Problem and Technical Approach

a. An array has N number of positive integers. All numbers occur even number of times exception one number which occurs odd number of times. Find the number.

void GetOddNumberInArray(int[] items)
        {
            var result = 0;
            foreach (var item in items)
            {
                result = result ^ item; //XOR

            }
            Console.WriteLine("Odd number in the list is {0}", result);
        }
b.  Check if 2 numbers are equal or not without equal operator.
   
     if(a XOR b)==0 then a & b are equal or Not.
c.
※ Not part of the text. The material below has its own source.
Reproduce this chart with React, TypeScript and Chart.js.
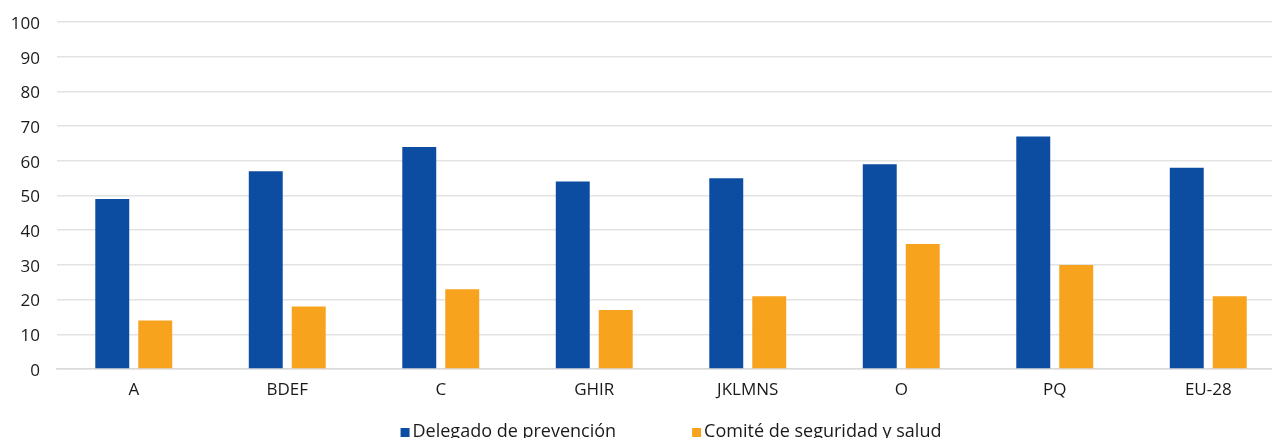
import React, { useEffect, useRef } from "react";
import { Chart, registerables } from "chart.js";

Chart.register(...registerables);

const categories = ["A", "BDEF", "C", "GHIR", "JKLMNS", "O", "PQ", "EU-28"];
const delegadoValues = [49, 57, 64, 54, 55, 59, 67, 58];
const comiteValues = [14, 18, 23, 17, 21, 36, 30, 21];
const seriesLabels = ["Delegado de prevención", "Comité de seguridad y salud"];
const seriesColors = ["#0c4da2", "#f7a31e"];

const FONT = "'Open Sans', 'Noto Sans', sans-serif";
const CANVAS_W = 1340;
const CANVAS_H = 460;

const bottomLegend = {
  id: "bottomLegend",
  afterDraw(chart: any) {
    const { ctx, chartArea } = chart;
    const box = 9;
    const boxGap = 3;
    const itemGap = 76;
    ctx.save();
    ctx.font = `18px ${FONT}`;
    const items = chart.data.datasets.map((ds: any) => ({
      label: ds.label,
      color: ds.backgroundColor,
      w: box + boxGap + ctx.measureText(ds.label).width,
    }));
    const total = items.reduce((s: number, it: any) => s + it.w, 0) + itemGap * (items.length - 1);
    let x = (chartArea.left + chartArea.right) / 2 - total / 2;
    const baseline = chartArea.bottom + 68;
    ctx.textBaseline = "alphabetic";
    ctx.textAlign = "left";
    for (const it of items) {
      ctx.fillStyle = it.color;
      ctx.fillRect(x, baseline - box, box, box);
      ctx.fillStyle = "#1a1a1a";
      ctx.fillText(it.label, x + box + boxGap, baseline);
      x += it.w + itemGap;
    }
    ctx.restore();
  },
};

export default function App() {
  const canvasRef = useRef<HTMLCanvasElement | null>(null);

  useEffect(() => {
    if (!canvasRef.current) return;
    const chart = new Chart(canvasRef.current, {
      type: "bar",
      data: {
        labels: categories,
        datasets: [
          {
            label: seriesLabels[0],
            data: delegadoValues,
            backgroundColor: seriesColors[0],
            categoryPercentage: 0.56,
            barPercentage: 0.79,
          },
          {
            label: seriesLabels[1],
            data: comiteValues,
            backgroundColor: seriesColors[1],
            categoryPercentage: 0.56,
            barPercentage: 0.79,
          },
        ],
      },
      options: {
        responsive: false,
        animation: false,
        layout: { padding: { top: 22, right: CANVAS_W - 1285, bottom: 51, left: 0 } },
        plugins: {
          legend: { display: false },
          tooltip: { enabled: false },
        },
        scales: {
          x: {
            grid: { display: false, drawTicks: false },
            border: { display: true, color: "#d9d9d9", width: 1.5 },
            ticks: { color: "#1a1a1a", font: { family: FONT, size: 17 }, padding: 11 },
            afterFit: (s: any) => {
              s.height = 40;
            },
          },
          y: {
            min: 0,
            max: 100,
            ticks: { stepSize: 10, color: "#1a1a1a", font: { family: FONT, size: 17 }, padding: 17, labelOffset: 2 },
            grid: { color: "#e3e3e3", lineWidth: 1.5, drawTicks: false },
            border: { display: false },
            afterFit: (s: any) => {
              s.width = 57;
              s.paddingTop = 0;
              s.paddingBottom = 0;
            },
          },
        },
      },
      plugins: [bottomLegend],
    });
    return () => chart.destroy();
  }, []);

  return (
    <div style={{ position: "fixed", left: 0, top: 0, width: 1272, height: 438, overflow: "hidden", background: "#fff" }}>
      <canvas ref={canvasRef} width={CANVAS_W} height={CANVAS_H} />
    </div>
  );
}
Number is multiple of 4 Or Not
  public static void ValidateMultipleof4(int n)
        {
            var result = 1;
            for(int i=2; i<=n;i++)
            {
                result = result ^ i;
            }
            if (result == n)
                Console.WriteLine("Multiple of 4");
            else Console.WriteLine("Not multiple of 4");

        OR  (n>>2) is equivalent of division by 4 && again n<<2 is multiplication by 4. So if doing this 2 bit shift operation twice produces same result will be good enough to validate it is multiple of 4.

d. two same array with one missing number. find out missing one
    Do the XOR starting with 0. missing will come out.
e. Odd Number validation, do the & with 1, if output is 0 number is even.